● TASK TO CARRY OUT:
From the listing that follows, reproduce only the lines from the one holding "Rebuild this chart" through the one holding "import plotly.graph_objects as go", both included, with no pictures.

....

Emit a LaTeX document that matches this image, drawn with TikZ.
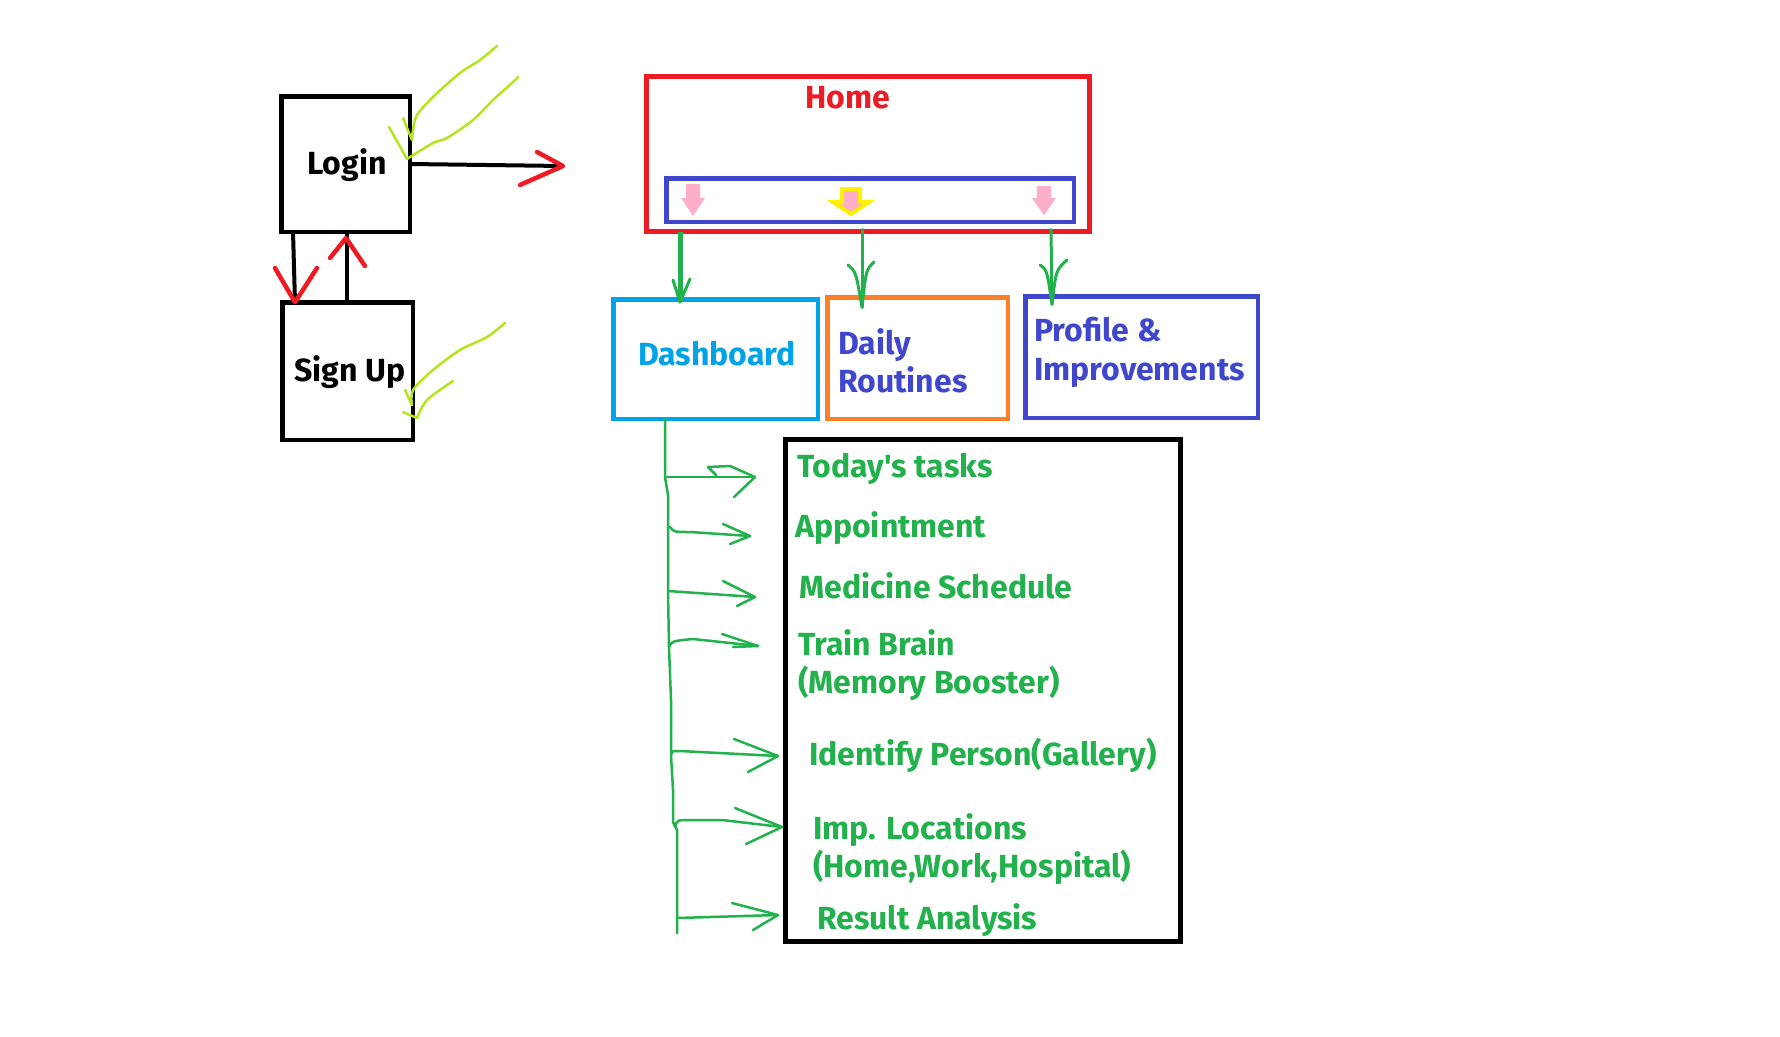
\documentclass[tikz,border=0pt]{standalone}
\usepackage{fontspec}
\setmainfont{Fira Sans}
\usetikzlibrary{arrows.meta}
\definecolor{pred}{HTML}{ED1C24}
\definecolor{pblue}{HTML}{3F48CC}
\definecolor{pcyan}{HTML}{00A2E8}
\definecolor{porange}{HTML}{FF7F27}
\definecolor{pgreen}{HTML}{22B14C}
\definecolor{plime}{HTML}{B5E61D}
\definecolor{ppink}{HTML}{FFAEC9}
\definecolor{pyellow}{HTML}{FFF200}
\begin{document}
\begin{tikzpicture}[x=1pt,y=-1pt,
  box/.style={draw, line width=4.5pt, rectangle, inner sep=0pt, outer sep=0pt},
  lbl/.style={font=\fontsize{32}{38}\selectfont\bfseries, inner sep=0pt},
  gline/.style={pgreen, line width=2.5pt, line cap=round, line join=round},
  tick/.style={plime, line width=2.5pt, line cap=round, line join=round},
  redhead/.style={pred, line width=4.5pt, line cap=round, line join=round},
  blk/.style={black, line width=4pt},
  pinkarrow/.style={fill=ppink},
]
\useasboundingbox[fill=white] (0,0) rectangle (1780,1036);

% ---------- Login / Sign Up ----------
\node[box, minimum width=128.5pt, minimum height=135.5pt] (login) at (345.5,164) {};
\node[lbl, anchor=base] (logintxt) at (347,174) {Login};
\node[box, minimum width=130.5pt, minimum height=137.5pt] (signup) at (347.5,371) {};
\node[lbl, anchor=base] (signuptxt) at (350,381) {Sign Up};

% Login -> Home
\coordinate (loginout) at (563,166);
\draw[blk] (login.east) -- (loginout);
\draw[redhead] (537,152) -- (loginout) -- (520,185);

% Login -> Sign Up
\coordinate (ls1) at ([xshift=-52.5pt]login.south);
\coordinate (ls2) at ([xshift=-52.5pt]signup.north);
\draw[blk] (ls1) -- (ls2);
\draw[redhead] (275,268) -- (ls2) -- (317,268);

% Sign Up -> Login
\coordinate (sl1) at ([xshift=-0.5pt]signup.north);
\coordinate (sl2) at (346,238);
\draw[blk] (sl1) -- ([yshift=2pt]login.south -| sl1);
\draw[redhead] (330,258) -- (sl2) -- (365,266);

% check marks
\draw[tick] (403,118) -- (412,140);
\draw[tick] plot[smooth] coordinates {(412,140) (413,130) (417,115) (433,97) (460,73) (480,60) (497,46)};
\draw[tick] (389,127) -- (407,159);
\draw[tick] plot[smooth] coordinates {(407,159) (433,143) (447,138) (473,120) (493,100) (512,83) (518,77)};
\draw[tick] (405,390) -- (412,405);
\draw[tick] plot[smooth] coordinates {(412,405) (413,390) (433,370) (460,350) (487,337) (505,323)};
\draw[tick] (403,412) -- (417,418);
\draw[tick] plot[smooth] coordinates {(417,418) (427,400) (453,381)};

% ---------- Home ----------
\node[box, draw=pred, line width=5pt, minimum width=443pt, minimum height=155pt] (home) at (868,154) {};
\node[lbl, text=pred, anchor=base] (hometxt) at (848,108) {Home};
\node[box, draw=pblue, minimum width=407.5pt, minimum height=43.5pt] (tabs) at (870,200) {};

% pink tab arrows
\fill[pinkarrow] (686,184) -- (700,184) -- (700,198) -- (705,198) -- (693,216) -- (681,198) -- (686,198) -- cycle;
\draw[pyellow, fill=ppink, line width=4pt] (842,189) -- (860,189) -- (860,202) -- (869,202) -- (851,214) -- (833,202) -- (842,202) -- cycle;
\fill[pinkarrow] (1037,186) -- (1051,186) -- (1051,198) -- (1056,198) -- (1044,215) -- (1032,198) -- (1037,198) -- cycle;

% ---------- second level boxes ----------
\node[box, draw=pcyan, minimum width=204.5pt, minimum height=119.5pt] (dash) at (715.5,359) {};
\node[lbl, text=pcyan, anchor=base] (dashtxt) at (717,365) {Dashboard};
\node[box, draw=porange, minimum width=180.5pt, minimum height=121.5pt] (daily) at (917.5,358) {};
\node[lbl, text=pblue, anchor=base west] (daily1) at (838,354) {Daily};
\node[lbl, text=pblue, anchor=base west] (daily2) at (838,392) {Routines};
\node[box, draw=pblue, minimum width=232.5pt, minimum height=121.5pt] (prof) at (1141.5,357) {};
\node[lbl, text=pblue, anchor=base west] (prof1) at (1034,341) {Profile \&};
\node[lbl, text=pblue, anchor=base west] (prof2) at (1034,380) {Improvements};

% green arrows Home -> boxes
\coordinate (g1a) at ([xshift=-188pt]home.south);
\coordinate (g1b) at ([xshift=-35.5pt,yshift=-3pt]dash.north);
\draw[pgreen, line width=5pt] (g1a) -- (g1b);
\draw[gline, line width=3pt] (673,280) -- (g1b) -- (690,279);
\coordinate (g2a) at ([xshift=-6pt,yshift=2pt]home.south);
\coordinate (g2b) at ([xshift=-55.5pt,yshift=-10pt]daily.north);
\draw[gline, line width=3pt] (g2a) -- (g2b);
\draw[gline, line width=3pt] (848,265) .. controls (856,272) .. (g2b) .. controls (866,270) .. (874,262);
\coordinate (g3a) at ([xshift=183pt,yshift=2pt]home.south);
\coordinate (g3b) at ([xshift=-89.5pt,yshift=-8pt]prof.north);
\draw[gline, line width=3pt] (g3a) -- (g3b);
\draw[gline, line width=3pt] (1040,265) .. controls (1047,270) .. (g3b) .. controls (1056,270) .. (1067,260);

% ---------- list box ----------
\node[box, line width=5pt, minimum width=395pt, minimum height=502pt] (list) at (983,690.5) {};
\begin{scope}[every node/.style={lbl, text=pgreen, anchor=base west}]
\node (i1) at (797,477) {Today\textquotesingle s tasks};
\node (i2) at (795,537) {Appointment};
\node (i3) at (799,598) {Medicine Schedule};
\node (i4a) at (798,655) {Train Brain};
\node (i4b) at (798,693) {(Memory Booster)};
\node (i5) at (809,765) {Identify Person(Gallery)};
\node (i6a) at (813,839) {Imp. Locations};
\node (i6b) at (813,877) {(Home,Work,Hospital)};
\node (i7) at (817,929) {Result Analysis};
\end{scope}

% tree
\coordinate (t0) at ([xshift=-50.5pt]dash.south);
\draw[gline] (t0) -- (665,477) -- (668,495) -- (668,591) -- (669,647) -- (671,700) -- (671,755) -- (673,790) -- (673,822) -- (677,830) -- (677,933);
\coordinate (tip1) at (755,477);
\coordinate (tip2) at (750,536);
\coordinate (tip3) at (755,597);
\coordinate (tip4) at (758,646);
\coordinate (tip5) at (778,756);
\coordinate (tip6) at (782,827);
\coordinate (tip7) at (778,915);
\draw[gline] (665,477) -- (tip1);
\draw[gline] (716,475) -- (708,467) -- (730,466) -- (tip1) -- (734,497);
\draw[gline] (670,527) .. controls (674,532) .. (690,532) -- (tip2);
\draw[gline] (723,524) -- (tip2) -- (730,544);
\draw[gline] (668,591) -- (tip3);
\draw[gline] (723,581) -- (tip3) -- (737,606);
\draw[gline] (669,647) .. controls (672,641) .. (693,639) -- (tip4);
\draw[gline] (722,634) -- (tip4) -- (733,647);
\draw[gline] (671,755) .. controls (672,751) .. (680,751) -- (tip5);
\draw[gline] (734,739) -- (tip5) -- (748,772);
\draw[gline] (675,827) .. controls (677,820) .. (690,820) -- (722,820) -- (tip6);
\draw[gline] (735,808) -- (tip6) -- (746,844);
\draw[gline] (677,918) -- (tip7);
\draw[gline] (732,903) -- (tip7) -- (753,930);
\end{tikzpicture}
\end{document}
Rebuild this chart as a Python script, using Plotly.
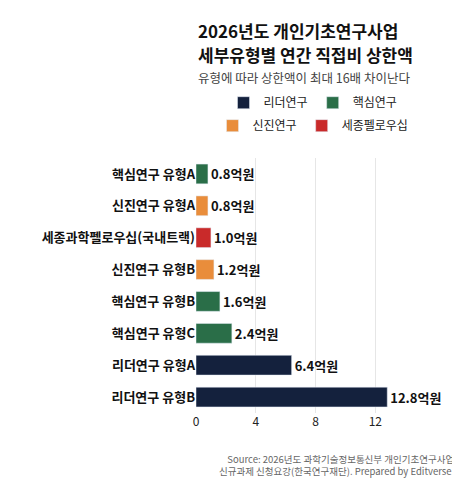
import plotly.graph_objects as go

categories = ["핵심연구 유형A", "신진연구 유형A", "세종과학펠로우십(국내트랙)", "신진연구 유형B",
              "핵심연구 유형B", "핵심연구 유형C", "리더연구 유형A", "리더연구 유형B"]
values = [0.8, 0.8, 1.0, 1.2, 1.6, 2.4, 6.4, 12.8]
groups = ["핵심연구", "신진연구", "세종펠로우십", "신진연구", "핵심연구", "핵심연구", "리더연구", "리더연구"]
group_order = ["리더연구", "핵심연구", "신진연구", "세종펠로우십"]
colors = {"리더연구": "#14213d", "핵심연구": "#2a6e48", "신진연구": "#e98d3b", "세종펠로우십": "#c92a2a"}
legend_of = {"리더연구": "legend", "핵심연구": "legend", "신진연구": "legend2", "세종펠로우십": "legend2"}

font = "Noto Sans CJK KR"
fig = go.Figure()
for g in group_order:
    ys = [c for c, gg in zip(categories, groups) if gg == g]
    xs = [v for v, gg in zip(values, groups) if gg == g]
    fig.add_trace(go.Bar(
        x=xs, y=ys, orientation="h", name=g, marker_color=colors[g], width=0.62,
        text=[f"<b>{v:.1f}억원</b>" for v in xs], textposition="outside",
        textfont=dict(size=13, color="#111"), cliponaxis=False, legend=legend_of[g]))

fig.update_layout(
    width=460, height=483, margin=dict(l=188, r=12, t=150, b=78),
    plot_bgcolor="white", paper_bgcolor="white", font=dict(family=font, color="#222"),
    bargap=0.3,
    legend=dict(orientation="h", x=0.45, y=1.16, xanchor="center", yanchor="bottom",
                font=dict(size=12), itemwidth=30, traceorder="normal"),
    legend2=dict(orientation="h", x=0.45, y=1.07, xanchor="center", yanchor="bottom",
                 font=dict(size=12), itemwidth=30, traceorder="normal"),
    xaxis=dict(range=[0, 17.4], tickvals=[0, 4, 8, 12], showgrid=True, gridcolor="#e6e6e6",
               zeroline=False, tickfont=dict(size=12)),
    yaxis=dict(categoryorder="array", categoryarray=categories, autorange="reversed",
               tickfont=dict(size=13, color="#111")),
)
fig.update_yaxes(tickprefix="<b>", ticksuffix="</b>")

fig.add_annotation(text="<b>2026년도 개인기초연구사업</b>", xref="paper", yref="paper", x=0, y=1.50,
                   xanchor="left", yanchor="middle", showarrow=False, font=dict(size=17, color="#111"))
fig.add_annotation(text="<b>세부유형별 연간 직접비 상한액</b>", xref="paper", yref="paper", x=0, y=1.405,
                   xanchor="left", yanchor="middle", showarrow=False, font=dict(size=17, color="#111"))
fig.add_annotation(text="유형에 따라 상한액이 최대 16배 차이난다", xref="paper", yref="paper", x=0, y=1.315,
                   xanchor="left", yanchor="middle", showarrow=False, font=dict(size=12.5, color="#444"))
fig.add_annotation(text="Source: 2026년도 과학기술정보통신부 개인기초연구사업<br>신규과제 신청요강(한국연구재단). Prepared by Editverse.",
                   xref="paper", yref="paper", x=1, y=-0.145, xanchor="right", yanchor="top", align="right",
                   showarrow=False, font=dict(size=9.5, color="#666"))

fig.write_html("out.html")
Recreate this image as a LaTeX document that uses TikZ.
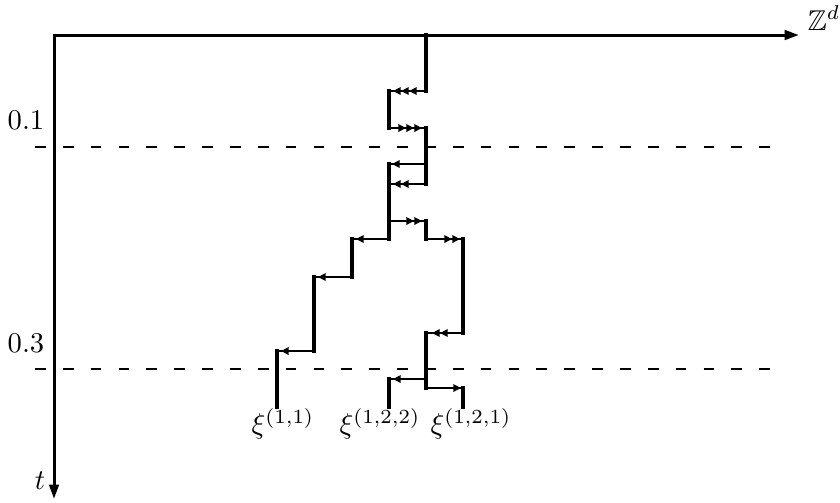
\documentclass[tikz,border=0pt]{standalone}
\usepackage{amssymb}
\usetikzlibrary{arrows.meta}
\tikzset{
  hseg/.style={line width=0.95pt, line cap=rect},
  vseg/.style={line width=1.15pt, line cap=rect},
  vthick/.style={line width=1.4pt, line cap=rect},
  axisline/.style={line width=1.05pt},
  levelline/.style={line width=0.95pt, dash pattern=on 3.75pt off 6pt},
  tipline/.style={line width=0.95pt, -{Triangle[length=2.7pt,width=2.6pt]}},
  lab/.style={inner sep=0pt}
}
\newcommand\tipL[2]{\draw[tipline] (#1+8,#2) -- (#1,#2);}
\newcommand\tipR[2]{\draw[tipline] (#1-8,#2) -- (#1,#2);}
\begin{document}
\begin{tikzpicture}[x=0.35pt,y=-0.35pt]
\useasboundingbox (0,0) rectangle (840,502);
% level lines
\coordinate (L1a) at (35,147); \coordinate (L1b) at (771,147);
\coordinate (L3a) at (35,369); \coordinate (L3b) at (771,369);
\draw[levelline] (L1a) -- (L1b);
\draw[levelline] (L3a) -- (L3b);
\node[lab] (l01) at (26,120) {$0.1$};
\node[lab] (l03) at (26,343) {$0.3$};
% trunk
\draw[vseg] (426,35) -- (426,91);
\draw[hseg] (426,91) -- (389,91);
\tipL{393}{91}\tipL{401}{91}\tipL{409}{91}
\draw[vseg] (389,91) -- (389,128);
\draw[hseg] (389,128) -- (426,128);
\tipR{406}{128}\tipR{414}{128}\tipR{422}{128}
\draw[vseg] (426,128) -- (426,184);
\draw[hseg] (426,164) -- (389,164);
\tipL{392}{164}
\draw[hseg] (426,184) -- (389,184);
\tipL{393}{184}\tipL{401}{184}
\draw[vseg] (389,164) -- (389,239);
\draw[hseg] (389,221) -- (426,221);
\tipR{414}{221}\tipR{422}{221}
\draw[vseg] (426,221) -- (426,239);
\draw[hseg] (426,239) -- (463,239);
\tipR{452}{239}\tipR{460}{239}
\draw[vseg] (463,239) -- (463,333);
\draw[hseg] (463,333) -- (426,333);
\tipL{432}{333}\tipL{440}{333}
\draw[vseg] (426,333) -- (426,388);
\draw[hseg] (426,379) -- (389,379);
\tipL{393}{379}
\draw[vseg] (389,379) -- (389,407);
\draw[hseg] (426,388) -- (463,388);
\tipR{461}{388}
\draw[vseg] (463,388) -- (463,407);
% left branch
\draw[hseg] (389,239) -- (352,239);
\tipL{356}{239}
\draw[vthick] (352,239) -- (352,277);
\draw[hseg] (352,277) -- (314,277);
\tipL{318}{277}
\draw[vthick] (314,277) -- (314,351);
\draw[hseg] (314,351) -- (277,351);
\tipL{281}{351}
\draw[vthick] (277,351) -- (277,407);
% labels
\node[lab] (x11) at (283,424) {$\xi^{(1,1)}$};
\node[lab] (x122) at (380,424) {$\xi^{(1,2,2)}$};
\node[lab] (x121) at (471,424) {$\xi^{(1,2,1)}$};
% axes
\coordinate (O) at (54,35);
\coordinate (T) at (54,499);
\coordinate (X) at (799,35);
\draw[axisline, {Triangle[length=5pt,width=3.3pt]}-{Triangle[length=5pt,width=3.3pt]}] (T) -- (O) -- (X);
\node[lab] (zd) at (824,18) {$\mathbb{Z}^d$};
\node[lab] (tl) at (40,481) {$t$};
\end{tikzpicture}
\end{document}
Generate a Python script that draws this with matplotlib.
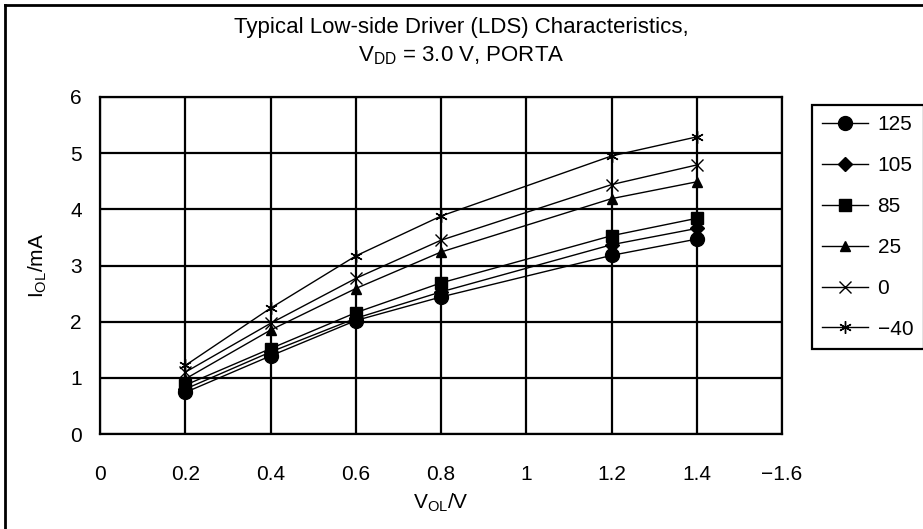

....

● OUTPUT FOR THIS TASK:
Rebuild this chart as a Python script, using Plotly.
import plotly.graph_objects as go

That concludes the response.